* Begin *
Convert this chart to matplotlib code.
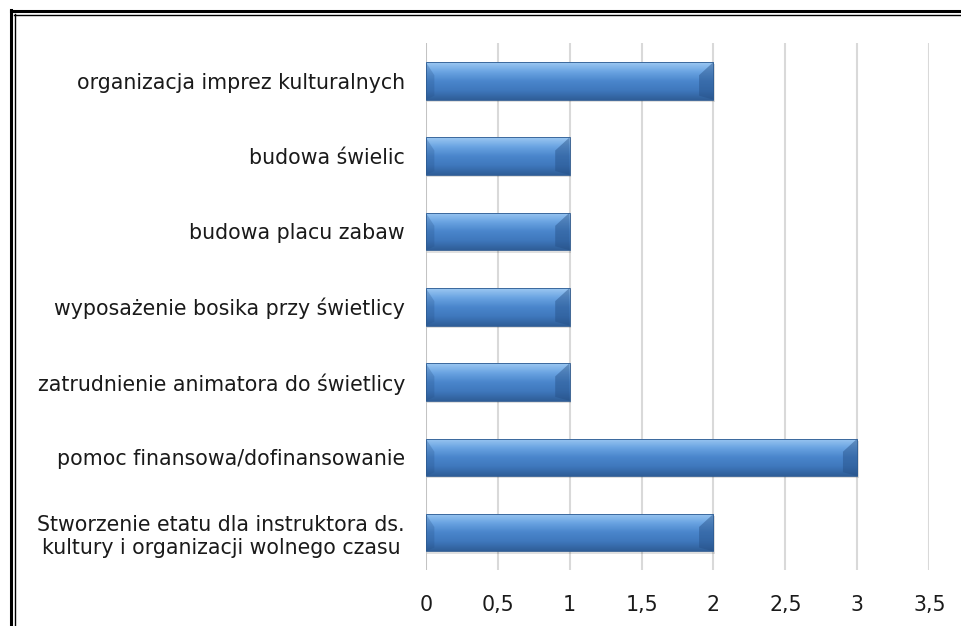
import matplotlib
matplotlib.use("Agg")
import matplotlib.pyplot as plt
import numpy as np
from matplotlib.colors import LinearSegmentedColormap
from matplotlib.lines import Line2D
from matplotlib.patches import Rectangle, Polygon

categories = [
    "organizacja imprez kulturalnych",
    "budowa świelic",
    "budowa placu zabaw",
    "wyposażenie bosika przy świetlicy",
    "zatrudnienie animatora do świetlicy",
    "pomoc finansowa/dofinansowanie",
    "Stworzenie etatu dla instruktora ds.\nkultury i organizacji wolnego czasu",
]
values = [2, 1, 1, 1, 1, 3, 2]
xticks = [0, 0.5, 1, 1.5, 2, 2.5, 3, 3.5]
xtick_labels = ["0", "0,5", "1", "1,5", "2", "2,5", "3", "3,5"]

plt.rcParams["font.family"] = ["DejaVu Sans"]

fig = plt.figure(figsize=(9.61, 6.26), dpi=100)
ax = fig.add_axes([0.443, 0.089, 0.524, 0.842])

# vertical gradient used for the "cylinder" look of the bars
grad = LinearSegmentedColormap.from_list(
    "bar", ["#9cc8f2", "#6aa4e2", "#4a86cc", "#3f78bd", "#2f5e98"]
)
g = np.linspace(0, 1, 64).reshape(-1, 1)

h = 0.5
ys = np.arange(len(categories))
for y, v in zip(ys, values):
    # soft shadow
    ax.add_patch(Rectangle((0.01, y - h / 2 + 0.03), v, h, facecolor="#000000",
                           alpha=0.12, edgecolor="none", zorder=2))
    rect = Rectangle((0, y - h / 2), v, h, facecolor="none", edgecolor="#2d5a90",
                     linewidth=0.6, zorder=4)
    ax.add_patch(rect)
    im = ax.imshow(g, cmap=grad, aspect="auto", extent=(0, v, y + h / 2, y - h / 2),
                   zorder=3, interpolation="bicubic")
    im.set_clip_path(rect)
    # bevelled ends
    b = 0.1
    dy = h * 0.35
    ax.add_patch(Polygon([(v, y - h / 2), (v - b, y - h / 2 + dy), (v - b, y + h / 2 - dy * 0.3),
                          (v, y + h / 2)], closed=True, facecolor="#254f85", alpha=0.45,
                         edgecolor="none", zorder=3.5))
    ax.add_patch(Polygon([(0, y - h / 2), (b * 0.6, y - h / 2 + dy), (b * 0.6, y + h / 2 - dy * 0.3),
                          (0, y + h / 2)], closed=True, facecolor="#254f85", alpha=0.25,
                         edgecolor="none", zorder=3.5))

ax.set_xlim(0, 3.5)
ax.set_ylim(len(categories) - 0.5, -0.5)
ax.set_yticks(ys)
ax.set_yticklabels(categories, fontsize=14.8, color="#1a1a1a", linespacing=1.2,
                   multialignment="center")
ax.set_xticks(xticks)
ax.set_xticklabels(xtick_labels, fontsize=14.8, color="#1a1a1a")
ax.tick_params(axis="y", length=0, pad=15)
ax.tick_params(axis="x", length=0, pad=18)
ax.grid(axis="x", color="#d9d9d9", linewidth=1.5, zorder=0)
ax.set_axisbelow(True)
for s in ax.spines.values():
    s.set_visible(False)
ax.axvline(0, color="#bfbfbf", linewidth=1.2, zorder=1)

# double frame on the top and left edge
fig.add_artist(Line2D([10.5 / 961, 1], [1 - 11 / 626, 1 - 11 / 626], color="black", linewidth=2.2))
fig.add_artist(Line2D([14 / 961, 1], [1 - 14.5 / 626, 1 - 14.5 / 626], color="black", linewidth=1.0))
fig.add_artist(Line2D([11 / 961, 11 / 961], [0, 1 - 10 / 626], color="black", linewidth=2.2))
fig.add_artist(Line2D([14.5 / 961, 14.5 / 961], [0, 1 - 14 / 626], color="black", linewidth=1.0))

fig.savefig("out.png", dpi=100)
* End *
▸ **Exercise requirements**:
Please write out all the data again word for word, but not the pictures.

▸ **Task solution**:
Convert this chart to matplotlib code.
import matplotlib
matplotlib.use("Agg")
import matplotlib.pyplot as plt
import numpy as np
from matplotlib.colors import LinearSegmentedColormap
from matplotlib.lines import Line2D
from matplotlib.patches import Rectangle, Polygon

categories = [
    "organizacja imprez kulturalnych",
    "budowa świelic",
    "budowa placu zabaw",
    "wyposażenie bosika przy świetlicy",
    "zatrudnienie animatora do świetlicy",
    "pomoc finansowa/dofinansowanie",
    "Stworzenie etatu dla instruktora ds.\nkultury i organizacji wolnego czasu",
]
values = [2, 1, 1, 1, 1, 3, 2]
xticks = [0, 0.5, 1, 1.5, 2, 2.5, 3, 3.5]
xtick_labels = ["0", "0,5", "1", "1,5", "2", "2,5", "3", "3,5"]

plt.rcParams["font.family"] = ["DejaVu Sans"]

fig = plt.figure(figsize=(9.61, 6.26), dpi=100)
ax = fig.add_axes([0.443, 0.089, 0.524, 0.842])

# vertical gradient used for the "cylinder" look of the bars
grad = LinearSegmentedColormap.from_list(
    "bar", ["#9cc8f2", "#6aa4e2", "#4a86cc", "#3f78bd", "#2f5e98"]
)
g = np.linspace(0, 1, 64).reshape(-1, 1)

h = 0.5
ys = np.arange(len(categories))
for y, v in zip(ys, values):
    # soft shadow
    ax.add_patch(Rectangle((0.01, y - h / 2 + 0.03), v, h, facecolor="#000000",
                           alpha=0.12, edgecolor="none", zorder=2))
    rect = Rectangle((0, y - h / 2), v, h, facecolor="none", edgecolor="#2d5a90",
                     linewidth=0.6, zorder=4)
    ax.add_patch(rect)
    im = ax.imshow(g, cmap=grad, aspect="auto", extent=(0, v, y + h / 2, y - h / 2),
                   zorder=3, interpolation="bicubic")
    im.set_clip_path(rect)
    # bevelled ends
    b = 0.1
    dy = h * 0.35
    ax.add_patch(Polygon([(v, y - h / 2), (v - b, y - h / 2 + dy), (v - b, y + h / 2 - dy * 0.3),
                          (v, y + h / 2)], closed=True, facecolor="#254f85", alpha=0.45,
                         edgecolor="none", zorder=3.5))
    ax.add_patch(Polygon([(0, y - h / 2), (b * 0.6, y - h / 2 + dy), (b * 0.6, y + h / 2 - dy * 0.3),
                          (0, y + h / 2)], closed=True, facecolor="#254f85", alpha=0.25,
                         edgecolor="none", zorder=3.5))

ax.set_xlim(0, 3.5)
ax.set_ylim(len(categories) - 0.5, -0.5)
ax.set_yticks(ys)
ax.set_yticklabels(categories, fontsize=14.8, color="#1a1a1a", linespacing=1.2,
                   multialignment="center")
ax.set_xticks(xticks)
ax.set_xticklabels(xtick_labels, fontsize=14.8, color="#1a1a1a")
ax.tick_params(axis="y", length=0, pad=15)
ax.tick_params(axis="x", length=0, pad=18)
ax.grid(axis="x", color="#d9d9d9", linewidth=1.5, zorder=0)
ax.set_axisbelow(True)
for s in ax.spines.values():
    s.set_visible(False)
ax.axvline(0, color="#bfbfbf", linewidth=1.2, zorder=1)

# double frame on the top and left edge
fig.add_artist(Line2D([10.5 / 961, 1], [1 - 11 / 626, 1 - 11 / 626], color="black", linewidth=2.2))
fig.add_artist(Line2D([14 / 961, 1], [1 - 14.5 / 626, 1 - 14.5 / 626], color="black", linewidth=1.0))
fig.add_artist(Line2D([11 / 961, 11 / 961], [0, 1 - 10 / 626], color="black", linewidth=2.2))
fig.add_artist(Line2D([14.5 / 961, 14.5 / 961], [0, 1 - 14 / 626], color="black", linewidth=1.0))

fig.savefig("out.png", dpi=100)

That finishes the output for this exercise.